After it was over, I sat near the radiator in the living room warming my feet and looking out into the night, little lights in the city twinkling on the horizon. I tried to imagine, as I have so often before, what it must have been like once upon a time in this city, this country, this whole region. For people to have been not just turned out of jobs or stripped of licenses, refused service or denied entrance somewhere, anywhere, but to have been hunted down like animals, eliminated, exterminated like pests. To have been turned out of their homes, stripped of their things and their identities, their names forcibly changed. Murdered in the street, in a gas chamber, on a train car, in a camp bed. Anywere. Everywhere.
And then I tried to imagine the gaping horror of being the only one of a family to survive such a thing. To have witnessed how, one by one, every person was picked off but you. To have the burden, the privilege - yes - but also the burden, of growing old without them. Suddenly I thought of Hugo sleeping in his little warm bedroom in the back of the apartment, all wrapped up and safe and quiet. It felt almost obscene to have those two thoughts in my head at once.
Due to high demand for Oma and Bella's recipes after the film was first released, Alexa Karolinski, the filmmaker, published a gorgeous little cookbook as a companion to the film. I'm so glad she did. When I watched Regina roll up blintzes or Bella nudge the browning onions in a pan, my stomach growled. In one scene, Bella made borscht and I thought, that's what I want for lunch tomorrow.
The next day, I went out to the bookstore and bought the book. It's a slim little thing, clothbound, with sweet illustrations and 36 meticulously written recipes in English and in German. Alexa got Oma and Bella to share their recipes with her and then spent years transforming the vague instructions they gave her into recipes that work, with ingredients that are available both here and in the US. Having had a little experience into the difficulty of this kind of work with my own book, I tip my hat to Alexa - she did a wonderful job.
I especially loved that reading the recipes made me think of my own grandmother, who's been gone for almost 14 years now. She would have loved this book, I think. The movie, too.
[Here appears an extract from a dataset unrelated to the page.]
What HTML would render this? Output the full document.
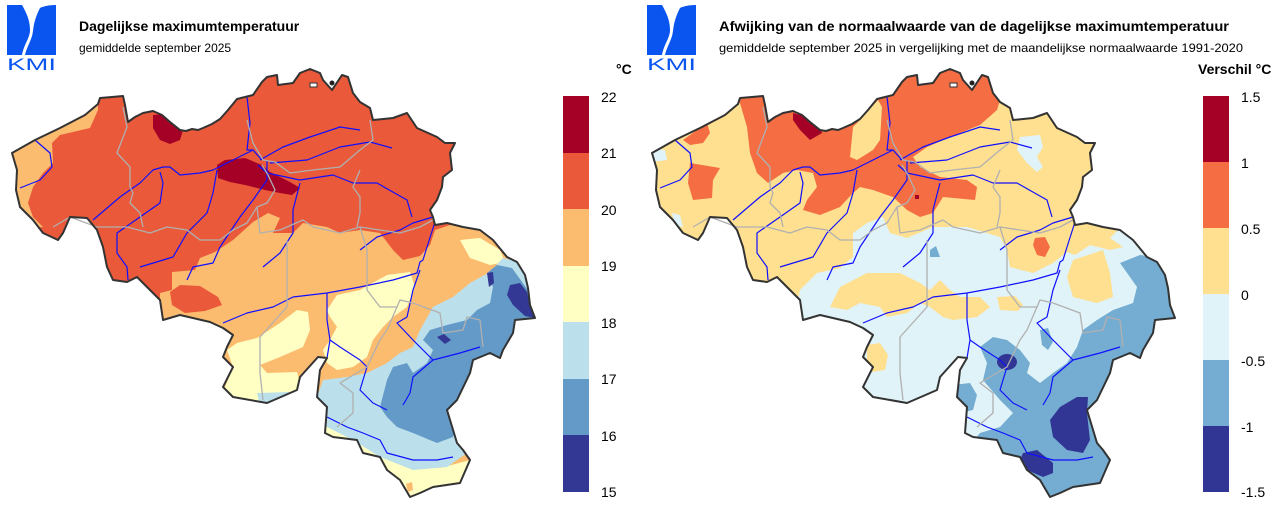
<!DOCTYPE html>
<html><head><meta charset="utf-8"><style>
html,body{margin:0;padding:0;background:#fff;}
svg{display:block;}
text{font-family:"Liberation Sans",Arial,sans-serif;}
</style></head><body>
<svg width="1280" height="507" viewBox="0 0 1280 507" xmlns="http://www.w3.org/2000/svg">
<defs>
<path id="be" d="M12,153 L35,140 L60,128 L85,115 L98,104 L100,98 L112,97 L123,96 L125,105 L128,122 L135,117 L143,113 L153,111 L162,115 L170,122 L180,130 L186,131 L192,129 L198,130 L203,128 L212,124 L220,119 L228,110 L237,99 L245,97 L253,95 L262,82 L267,77 L277,75 L278,85 L293,83 L300,73 L310,69 L320,73 L323,80 L332,90 L342,75 L348,77 L353,93 L360,102 L370,108 L373,120 L393,118 L407,113 L417,128 L437,137 L445,143 L455,143 L450,153 L452,170 L443,177 L442,187 L437,200 L430,210 L433,217 L435,225 L447,223 L463,227 L480,230 L493,240 L507,257 L517,262 L525,275 L528,288 L530,305 L535,318 L515,320 L513,333 L503,350 L500,358 L490,353 L473,360 L470,373 L457,400 L447,410 L457,443 L463,450 L470,460 L460,483 L433,487 L420,493 L410,497 L400,480 L387,470 L380,457 L363,453 L357,440 L333,437 L325,433 L327,407 L317,397 L320,370 L327,358 L318,357 L300,377 L297,390 L267,403 L233,397 L223,387 L233,367 L223,357 L227,347 L233,335 L223,328 L210,322 L180,315 L163,320 L160,300 L147,287 L137,277 L127,282 L113,280 L107,267 L103,247 L97,230 L87,218 L70,217 L63,233 L58,240 L43,233 L33,220 L20,207 L16,190 L17,170 Z"/>
<clipPath id="clipL"><use href="#be"/></clipPath>
<g id="rivers" fill="none" stroke="#1010ff" stroke-width="1.2" stroke-linejoin="round">
<polyline points="35,140 50,153 52,167 40,180 20,188"/>
<polyline points="93,220 120,197 140,183 153,170 163,167 170,167 180,175 200,173 213,170 227,163 247,153 253,150"/>
<polyline points="247,97 250,123 247,150 253,150 262,160"/>
<polyline points="128,280 127,267 117,253 117,233 140,217 160,203 163,183 160,172"/>
<polyline points="140,267 173,257 187,233 207,213 213,193 217,170"/>
<polyline points="187,280 193,267 213,263 220,247 240,217 253,200 267,180 267,160"/>
<polyline points="260,160 283,147 310,137 340,127 360,130"/>
<polyline points="270,163 307,160 340,147 370,142 392,148"/>
<polyline points="258,165 267,173 300,180 333,175 353,183 377,183 407,200 412,217"/>
<polyline points="300,183 293,210 293,233 280,253 263,267"/>
<polyline points="435,222 427,247 423,260 420,262 417,273 393,280 360,287 327,293 293,297 273,307 247,313 223,323"/>
<polyline points="360,250 377,237 400,230 413,223 433,217"/>
<polyline points="327,293 327,320 330,340 327,358"/>
<polyline points="330,340 340,347 360,360 367,367 363,380 360,390 373,403 387,410"/>
<polyline points="420,270 413,290 407,317 397,323 413,340 433,360 413,377 410,393 403,405"/>
<polyline points="433,360 460,353 480,347"/>
<polyline points="327,417 347,427 363,433 380,440 387,453 413,460 437,460 453,457"/>
</g>
<g id="prov" fill="none" stroke="#b0b0b0" stroke-width="1.3" stroke-linejoin="round">
<polyline points="123,107 127,127 117,153 130,167 130,187 133,193 130,203 140,213 143,227"/>
<polyline points="53,227 70,217 97,227 127,227 150,233 167,227 187,230 200,240 220,240 233,230 247,223 257,207 267,203 275,190 268,175 262,165"/>
<polyline points="247,120 253,143 263,160 275,162 290,173 313,170 340,167 360,150 373,140 370,120"/>
<polyline points="360,170 353,187 360,197 360,213 357,227"/>
<polyline points="257,207 260,233 280,230 303,220 313,227 340,233 360,227 380,230 400,233 420,227 433,220"/>
<polyline points="287,240 287,260 287,307 260,337 260,350 260,373 263,400"/>
<polyline points="367,290 380,307 397,307 400,300 387,330 380,340 367,367 340,383 353,393 353,413 337,427"/>
<polyline points="400,300 413,303 440,313 443,333 463,330 467,317 480,320 483,347"/>
<polyline points="360,227 367,250 367,290"/>
</g>
<g id="logo">
<path d="M7,5 L22,5 C26,12 30,20 30,30 C30,38 24,44 22,55 L7,55 Z" fill="#0a55f0"/>
<path d="M40,8 C44,6 50,5 56,5 L56,55 L25,55 C27,46 32,40 33,31 C34,21 37,14 40,8 Z" fill="#0a55f0"/>
<text x="7" y="70" font-size="17" fill="#0a55f0" textLength="49" lengthAdjust="spacingAndGlyphs">KMI</text>
</g>
</defs>

<!-- LEFT MAP -->
<g>
<g clip-path="url(#clipL)">
<rect x="0" y="50" width="560" height="460" fill="#e9593a"/>
<polygon fill="#fcbc70" points="160,340 160,293 172,290 172,272 195,270 200,258 215,252 233,240 253,222 268,213 280,218 273,233 293,233 303,223 327,227 340,233 360,230 380,233 393,250 403,260 420,256 430,245 435,230 450,225 480,230 520,250 545,300 545,330 500,380 480,420 475,510 150,510"/>
<polygon fill="#fcbc70" points="35,140 98,105 98,110 90,128 60,135 52,143 53,163 43,173 33,187 28,203 33,217 43,227 0,230 0,150"/>
<polygon fill="#e9593a" points="180,285 200,286 218,297 222,305 205,311 185,313 172,305 170,292"/>
<polygon fill="#a50026" points="153,115 165,114 175,118 183,130 180,140 170,144 160,140 153,128"/>
<polygon fill="#a50026" points="217,165 225,160 245,158 262,165 270,172 290,182 300,188 292,195 280,193 265,190 245,185 230,182 218,178"/>
<polygon fill="#ffffc3" points="327,310 337,295 360,290 387,275 410,272 415,287 407,307 393,317 383,327 373,340 367,357 353,367 337,370 327,363 323,350 330,340 337,327 330,317"/>
<polygon fill="#ffffc3" points="460,240 480,238 500,250 505,262 490,265 470,258"/>
<polygon fill="#ffffc3" points="237,343 257,338 280,323 297,310 308,312 310,330 303,347 280,357 260,365 267,373 297,372 300,383 297,392 267,405 227,400 225,387 233,367 227,350"/>
<polygon fill="#ffffc3" points="310,405 340,420 370,440 400,458 440,468 470,460 480,510 380,510 310,460"/>
<polygon fill="#bbe0eb" points="257,393 290,392 295,402 260,405"/>
<polygon fill="#bbe0eb" points="317,397 323,380 347,377 367,373 387,363 400,353 413,347 420,330 433,307 453,297 470,283 490,272 503,258 520,262 540,300 540,325 513,333 500,357 480,360 470,373 463,393 457,407 467,453 447,467 413,470 380,457 353,440 327,427 323,413"/>
<polygon fill="#639ac8" points="380,407 387,380 393,367 407,363 413,373 427,363 433,350 423,340 430,330 447,325 467,320 477,310 490,303 493,287 487,273 497,265 512,268 530,293 540,320 513,333 500,357 480,360 470,373 463,393 457,413 453,437 437,443 413,433 397,427 387,417"/>
<polygon fill="#323893" points="510,285 520,283 527,292 530,305 536,318 525,316 513,305 507,295"/>
<polygon fill="#323893" points="487,273 493,272 494,283 489,287"/>
<polygon fill="#323893" points="437,337 444,334 451,340 445,344"/>
<polygon fill="#fcbc70" points="406,484 412,482 413,490 408,492"/>
</g>
<use href="#rivers"/>
<use href="#prov"/>
<use href="#be" fill="none" stroke="#333" stroke-width="2" stroke-linejoin="round"/>
<rect x="310" y="83" width="7" height="4" fill="#fff" stroke="#333" stroke-width="1"/>
<circle cx="332" cy="83" r="2.5" fill="#222"/>
</g>

<!-- RIGHT MAP -->
<g transform="translate(640,0)">
<g clip-path="url(#clipL)">
<rect x="0" y="50" width="560" height="460" fill="#e0f3f8"/>
<polygon fill="#fee090" points="-10,50 480,50 480,228 470,238 483,247 470,250 450,245 435,255 427,252 413,263 393,273 370,267 367,250 360,237 327,227 293,227 267,238 250,233 243,217 227,223 213,233 213,257 200,268 177,273 160,290 150,340 -10,340"/>
<polygon fill="#f46d43" points="95,90 365,60 360,100 357,110 340,125 310,137 287,147 273,157 280,167 300,177 327,180 337,187 335,200 303,197 293,213 280,217 267,210 253,197 233,190 220,187 213,193 200,207 180,215 163,210 167,200 177,187 173,173 157,170 143,173 128,183 117,173 110,153 107,127 100,103"/>
<polygon fill="#fee090" points="213,127 220,120 238,100 242,107 240,140 233,150 217,160 210,157 212,137"/>
<polygon fill="#f46d43" points="43,140 67,123 70,133 63,143 50,145"/>
<polygon fill="#f46d43" points="50,163 80,168 73,180 72,198 53,200 48,183"/>
<polygon fill="#a50026" points="153,113 177,120 182,133 170,140 160,130 153,120"/>
<polygon fill="#a50026" points="275,195 279,195 279,199 275,199"/>
<polygon fill="#e0f3f8" points="5,148 25,150 27,160 12,162"/>
<polygon fill="#e0f3f8" points="32,213 40,215 43,227 35,226"/>
<polygon fill="#e0f3f8" points="380,137 400,135 403,147 397,157 403,167 397,172 387,163 377,150"/>
<polygon fill="#fee090" points="190,307 200,287 227,273 260,273 280,283 290,290 300,280 310,290 320,297 340,297 350,307 337,317 313,320 303,317 290,307 280,303 267,313 247,317 240,307 220,303 207,310"/>
<polygon fill="#fee090" points="357,297 375,296 383,305 378,311 360,310"/>
<polygon fill="#fee090" points="433,260 463,250 470,273 473,297 457,303 433,297 427,277"/>
<polygon fill="#fee090" points="227,345 240,343 248,355 245,370 232,372 227,360"/>
<polygon fill="#f46d43" points="395,238 405,237 410,247 405,257 397,255 393,245"/>
<polygon fill="#74add1" points="290,250 296,246 300,257 290,257"/>
<polygon fill="#74add1" points="340,433 360,427 373,413 360,400 343,380 347,363 340,347 353,337 367,340 380,350 390,363 387,373 400,383 413,373 427,363 437,347 443,330 457,320 473,310 493,303 497,287 480,263 500,255 540,260 560,330 500,520 340,520 330,445"/>
<polygon fill="#74add1" points="313,385 330,383 337,395 333,410 320,413 313,400"/>
<polygon fill="#74add1" points="400,330 408,328 413,342 408,350 402,345"/>
<ellipse cx="367" cy="362" rx="10" ry="8" fill="#313695"/>
<polygon fill="#313695" points="437,397 448,397 447,413 450,440 443,453 427,450 413,437 410,420 420,407"/>
<polygon fill="#313695" points="383,453 397,450 413,463 413,473 403,477 387,470 380,460"/>
</g>
<use href="#rivers"/>
<use href="#prov"/>
<use href="#be" fill="none" stroke="#333" stroke-width="2" stroke-linejoin="round"/>
<rect x="310" y="83" width="7" height="4" fill="#fff" stroke="#333" stroke-width="1"/>
<circle cx="332" cy="83" r="2.5" fill="#222"/>
</g>

<!-- Logos & titles -->
<use href="#logo"/>
<use href="#logo" transform="translate(640,0)"/>
<text x="79" y="31" font-size="14" font-weight="bold" fill="#000">Dagelijkse maximumtemperatuur</text>
<text x="79" y="52" font-size="12" fill="#000">gemiddelde september 2025</text>
<text x="719" y="31" font-size="14" font-weight="bold" fill="#000" textLength="510" lengthAdjust="spacingAndGlyphs">Afwijking van de normaalwaarde van de dagelijkse maximumtemperatuur</text>
<text x="719" y="52" font-size="12" fill="#000" textLength="524" lengthAdjust="spacingAndGlyphs">gemiddelde september 2025 in vergelijking met de maandelijkse normaalwaarde 1991-2020</text>

<!-- Left legend -->
<text x="616" y="74" font-size="14" font-weight="bold" fill="#000">°C</text>
<rect x="563" y="96" width="26" height="57" fill="#a50026"/>
<rect x="563" y="153" width="26" height="56" fill="#e9593a"/>
<rect x="563" y="209" width="26" height="57" fill="#fcbc70"/>
<rect x="563" y="266" width="26" height="56" fill="#ffffc3"/>
<rect x="563" y="322" width="26" height="57" fill="#bbe0eb"/>
<rect x="563" y="379" width="26" height="56" fill="#639ac8"/>
<rect x="563" y="435" width="26" height="57" fill="#323893"/>
<g font-size="14" fill="#000">
<text x="601" y="102">22</text>
<text x="601" y="158">21</text>
<text x="601" y="215">20</text>
<text x="601" y="271">19</text>
<text x="601" y="328">18</text>
<text x="601" y="384">17</text>
<text x="601" y="441">16</text>
<text x="601" y="497">15</text>
</g>

<!-- Right legend -->
<text x="1198" y="74" font-size="14" font-weight="bold" fill="#000">Verschil °C</text>
<rect x="1203" y="96" width="26" height="66" fill="#a50026"/>
<rect x="1203" y="162" width="26" height="66" fill="#f46d43"/>
<rect x="1203" y="228" width="26" height="66" fill="#fee090"/>
<rect x="1203" y="294" width="26" height="66" fill="#e0f3f8"/>
<rect x="1203" y="360" width="26" height="66" fill="#74add1"/>
<rect x="1203" y="426" width="26" height="66" fill="#313695"/>
<g font-size="14" fill="#000">
<text x="1241" y="102">1.5</text>
<text x="1241" y="168">1</text>
<text x="1241" y="234">0.5</text>
<text x="1241" y="300">0</text>
<text x="1241" y="366">-0.5</text>
<text x="1241" y="432">-1</text>
<text x="1241" y="497">-1.5</text>
</g>
</svg>
</body></html>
My grandmother loved kreplach and borscht and she also thought that food was the best way to show how much you cared for someone. She would have adored the idea of a granddaughter filming her doting grandmother as she cooked in the kitchen.
Somewhere towards the end of the movie, we see a Sabbath dinner with Oma and Bella's children and grandchildren. The table is long, there are so many guests. Candles are lit, vodka is thrown back, there is happiness in the air. You, as the viewer, long to be there at that table, too. You wish you could sit next to Bella and ask her questions about her glamorous post-war life when she danced in Berlin's discos and owned a nice clothing shop, or what her secrets are to creating such a happy family. But a few scenes later, when she and Oma are at an outdoor café, sitting across from each other, you realize just how fleeting their happiness can ever be. You see how close to the surface the trauma lingers for them both. It is always there, their grief, inescapable.